To say that the local churches in Carter County are the one bonding feature that has made our county hold strong through thick and thin would be an understatement.

Yes, we sit squarely in the Bible Belt of the South and that makes church as we know it more relevant than ever.

Taking a recent drive through parts of the county, I came across several churches that were of different sizes and shapes, made of different products, and with different styles of signs to welcome visitors.

There were traditionally shaped churches, small and large churches, churches that were built for the sole purpose of church and churches that were made out of where a former home once stood.

And to be completely honest, it doesn’t really matter about any of the previously mentioned statements.

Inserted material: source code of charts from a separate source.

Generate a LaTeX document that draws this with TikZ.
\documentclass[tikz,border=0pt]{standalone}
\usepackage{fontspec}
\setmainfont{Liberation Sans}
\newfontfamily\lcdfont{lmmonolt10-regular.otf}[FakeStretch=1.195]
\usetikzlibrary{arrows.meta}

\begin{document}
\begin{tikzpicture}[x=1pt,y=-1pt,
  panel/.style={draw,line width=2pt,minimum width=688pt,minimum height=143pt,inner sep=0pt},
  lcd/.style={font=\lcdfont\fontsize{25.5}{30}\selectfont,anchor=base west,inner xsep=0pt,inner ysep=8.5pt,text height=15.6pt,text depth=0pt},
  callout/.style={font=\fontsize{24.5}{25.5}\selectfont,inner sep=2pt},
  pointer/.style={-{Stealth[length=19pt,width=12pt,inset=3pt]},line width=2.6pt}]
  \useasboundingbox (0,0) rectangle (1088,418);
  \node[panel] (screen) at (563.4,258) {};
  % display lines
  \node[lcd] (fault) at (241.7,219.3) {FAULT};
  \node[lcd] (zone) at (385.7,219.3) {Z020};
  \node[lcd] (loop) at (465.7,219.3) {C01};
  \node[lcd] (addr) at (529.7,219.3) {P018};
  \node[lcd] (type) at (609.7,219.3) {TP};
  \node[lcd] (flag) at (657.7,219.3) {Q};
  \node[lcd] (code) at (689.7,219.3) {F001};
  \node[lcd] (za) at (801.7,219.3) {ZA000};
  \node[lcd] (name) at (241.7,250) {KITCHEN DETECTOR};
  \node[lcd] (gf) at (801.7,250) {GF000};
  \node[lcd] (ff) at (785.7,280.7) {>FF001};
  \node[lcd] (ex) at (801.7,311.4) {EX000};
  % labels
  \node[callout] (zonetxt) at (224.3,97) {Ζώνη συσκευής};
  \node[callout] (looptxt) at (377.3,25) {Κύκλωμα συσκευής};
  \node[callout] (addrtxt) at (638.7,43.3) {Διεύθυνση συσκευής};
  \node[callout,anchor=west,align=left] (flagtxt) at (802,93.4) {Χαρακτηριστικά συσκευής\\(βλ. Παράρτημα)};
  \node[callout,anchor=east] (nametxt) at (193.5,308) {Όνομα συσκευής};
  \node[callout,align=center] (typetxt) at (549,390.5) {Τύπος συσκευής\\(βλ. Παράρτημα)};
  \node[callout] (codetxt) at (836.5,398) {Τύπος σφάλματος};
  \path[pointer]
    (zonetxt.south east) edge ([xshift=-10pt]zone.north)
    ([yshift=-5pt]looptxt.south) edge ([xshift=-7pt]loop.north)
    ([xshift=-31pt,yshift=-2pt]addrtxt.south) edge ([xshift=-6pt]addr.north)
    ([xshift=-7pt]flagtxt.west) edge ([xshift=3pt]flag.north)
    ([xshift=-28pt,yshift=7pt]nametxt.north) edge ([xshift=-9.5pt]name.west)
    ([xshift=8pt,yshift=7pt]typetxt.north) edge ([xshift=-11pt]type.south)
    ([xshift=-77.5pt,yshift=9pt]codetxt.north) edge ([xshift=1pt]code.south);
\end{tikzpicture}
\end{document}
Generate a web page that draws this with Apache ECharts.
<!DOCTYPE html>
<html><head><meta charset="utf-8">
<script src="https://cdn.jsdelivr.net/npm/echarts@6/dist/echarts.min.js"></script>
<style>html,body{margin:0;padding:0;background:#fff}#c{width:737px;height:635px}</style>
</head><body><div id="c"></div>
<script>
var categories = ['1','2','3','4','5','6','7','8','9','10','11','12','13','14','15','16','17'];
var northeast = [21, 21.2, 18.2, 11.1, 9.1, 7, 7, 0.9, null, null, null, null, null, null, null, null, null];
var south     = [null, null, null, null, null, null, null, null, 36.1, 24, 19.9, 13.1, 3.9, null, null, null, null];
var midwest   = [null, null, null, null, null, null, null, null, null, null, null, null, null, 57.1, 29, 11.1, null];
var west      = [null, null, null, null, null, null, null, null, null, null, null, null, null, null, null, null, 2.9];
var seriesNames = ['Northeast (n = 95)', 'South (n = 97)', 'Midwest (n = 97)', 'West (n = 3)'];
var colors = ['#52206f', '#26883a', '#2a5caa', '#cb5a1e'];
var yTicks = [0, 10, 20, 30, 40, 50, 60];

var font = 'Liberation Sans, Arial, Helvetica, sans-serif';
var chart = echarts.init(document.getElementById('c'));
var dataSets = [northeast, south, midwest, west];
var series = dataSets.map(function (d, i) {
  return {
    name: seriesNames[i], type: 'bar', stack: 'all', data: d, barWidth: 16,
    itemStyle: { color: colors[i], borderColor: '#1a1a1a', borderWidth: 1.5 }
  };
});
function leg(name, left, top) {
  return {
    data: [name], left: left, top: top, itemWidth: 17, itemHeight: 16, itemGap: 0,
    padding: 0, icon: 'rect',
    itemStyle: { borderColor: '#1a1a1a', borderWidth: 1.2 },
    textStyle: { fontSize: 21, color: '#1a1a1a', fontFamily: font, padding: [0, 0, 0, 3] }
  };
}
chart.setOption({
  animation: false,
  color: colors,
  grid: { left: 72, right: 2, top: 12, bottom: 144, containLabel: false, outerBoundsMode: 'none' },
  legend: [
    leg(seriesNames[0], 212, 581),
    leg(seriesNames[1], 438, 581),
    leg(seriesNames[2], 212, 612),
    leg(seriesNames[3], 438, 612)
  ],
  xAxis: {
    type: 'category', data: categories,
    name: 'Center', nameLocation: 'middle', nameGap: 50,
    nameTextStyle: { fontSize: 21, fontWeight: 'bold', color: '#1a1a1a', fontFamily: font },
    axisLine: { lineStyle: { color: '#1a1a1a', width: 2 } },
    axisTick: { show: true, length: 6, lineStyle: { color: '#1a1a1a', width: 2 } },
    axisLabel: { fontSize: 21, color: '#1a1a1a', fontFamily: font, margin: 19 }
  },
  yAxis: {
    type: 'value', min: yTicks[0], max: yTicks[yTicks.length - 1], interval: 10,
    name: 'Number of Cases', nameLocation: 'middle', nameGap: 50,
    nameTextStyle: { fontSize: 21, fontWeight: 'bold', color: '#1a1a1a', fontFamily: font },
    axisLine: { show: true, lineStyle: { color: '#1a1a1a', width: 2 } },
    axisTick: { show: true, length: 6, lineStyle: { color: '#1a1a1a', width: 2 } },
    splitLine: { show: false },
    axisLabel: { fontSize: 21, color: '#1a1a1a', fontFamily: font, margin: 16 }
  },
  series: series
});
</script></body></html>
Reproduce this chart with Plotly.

The only really important part of any church is that they are built where men, women, boys, and girls can come into a building that was made for the presence of God to indwell and to worship with one another.

I remember growing up as a very young boy and my great-granddad telling me that church was a place where a sinner with a hardened heart could enter and leave with a heart oozing love.

It was a place where the heavy burdened could enter and drop their load and leave with a lighter step. It was a place where people who hard broken hearts could enter and leave with a completely healed heart.

And lastly, it was a place where no one could ever be able to find enough containers to hold the tears that flowed from deep within the soul of man.

Churches have always been a refuge where a community could come together and support one another through times of heartache and disaster either in the community or to the four corners of the world.

A vivid example was when 9/11 occurred, people flocked to churches that hadn’t been to church in a long time as the threat of attack on U.S. soil had become a reality.

Our community has pulled together through our churches during the Roan Mountain flood and when members of our community depart this life.

One could even go as far as to say that churches are not only the cement that holds a community together but are the pulse or the heartbeat of that county.

Carter County is truly blessed with churches from north to south and east to west where residents can find a Tabernacle, House of God, or House of Prayer — however, you may wish to refer to a church, where they can fit in and worship together in a church body.

In today’s Lifestyles, we offer up thanks to all the churches in our county for being a bonding agent for our community throughout the good times and the bad.